Hi All,

I am trying to figure out on how I can eliminate E3 in both of the node equations so that I can have one equation with just E1 and E2.
I am thinking that I can solve the node E3 equation for E3 and substitute that back into my equation. This will give me an equation with just E1 and E2 so that I can compute the transfer equation. Am I on the correct path with this thinking.

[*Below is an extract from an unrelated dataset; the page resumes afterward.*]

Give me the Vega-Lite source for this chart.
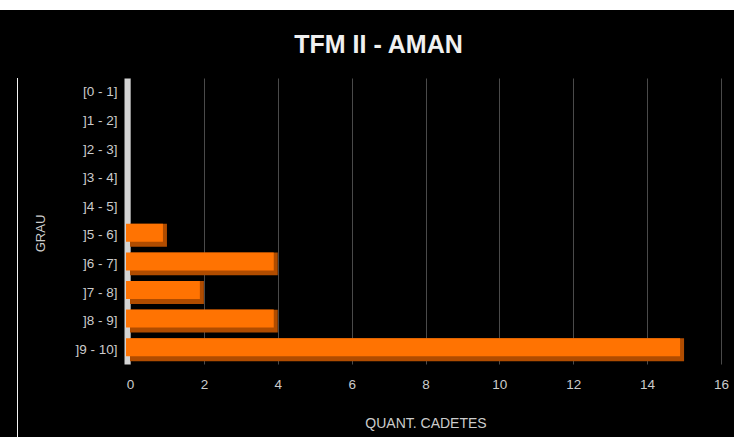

Please see attachments for Schematic, Node equations, and Transfer Equation

Regards,

 

Generically speaking, the easiest approach is to draw 3 current loops, say one clockwise in each window of the circuit. Doing this will give 3 equations, with the 3 currents ... I1, I2, and I3. You follow each current loop clockwise, using the individual voltage for each component. For components that are members of two loops, you will have a current difference ... something like R(I1-I2).... You don't have to bother with node voltages ... just solve for the individual I's ... then take a look at what is required after you solve for the currents. ...There should be some example problems someplace.

 

Hi All,

I am trying to figure out on how I can eliminate E3 in both of the node equations so that I can have one equation with just E1 and E2.
I am thinking that I can solve the node E3 equation for E3 and substitute that back into my equation. This will give me an equation with just E1 and E2 so that I can compute the transfer equation. Am I on the correct path with this thinking.

Don't you trust your algebra? Here's what I get:

 

Hi DRC_567,

Thanks for the response. I will take a look at doing the mesh analysis and solve for the transfer function.

 

Hi Electrician,

I do trust my algebra. Lol. I can solve this equation using Mathlab or Octave but I wanted to solve this equation using paper just to brush up on my laplace transforms and algebra. Thanks for the suggestion for using the inverse laplace. I will look into that also.